From PROSE Programming Language - Wiki
Revision as of 20:32, 7 June 2016 by Cambridge (Talk | contribs)

Jump to: navigation, search

PAL Tutorial - Matrix arrays

In release 0.10.x, only the PROSE Assembly Language (PAL) is available, and then only a subset of those instructions. So be aware, it's very low-level programming at this time. To learn more about the PROSE Programming Language, visit http://prose.sourceforge.net.

It is suggested you begin with the following articles before attempting this tutorial.

A full list of available tutorials for the PROSE Assembly Language can be found on the tutorials index page.
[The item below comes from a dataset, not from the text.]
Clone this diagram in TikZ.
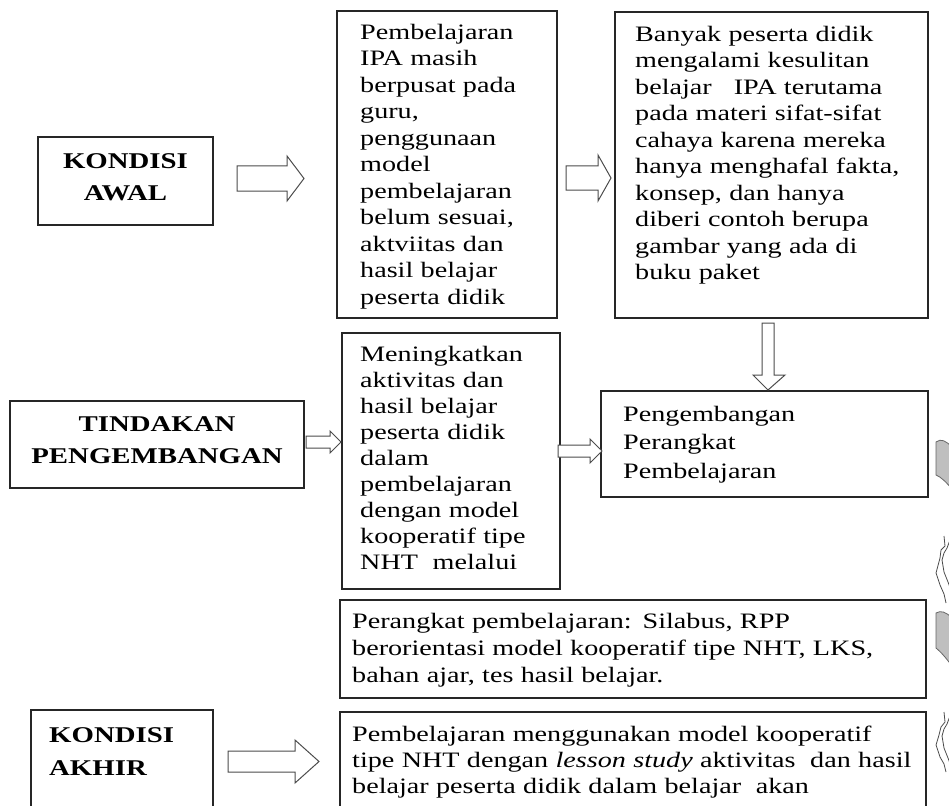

This tutorial works through an example PAL program that demonstrates some of the capabilities of matrix arrays. Note that this tutorial requires a minimum of version 0.8.1.

Objectives

The objective is to write a PAL program that will populate a two-dimensional matrix array with tabular data from standard input, create a second array which is a reversed version of the first, then display to standard output in tabular form the elements that match between the two arrays, or a dot '.' in those positions where the elements do not match.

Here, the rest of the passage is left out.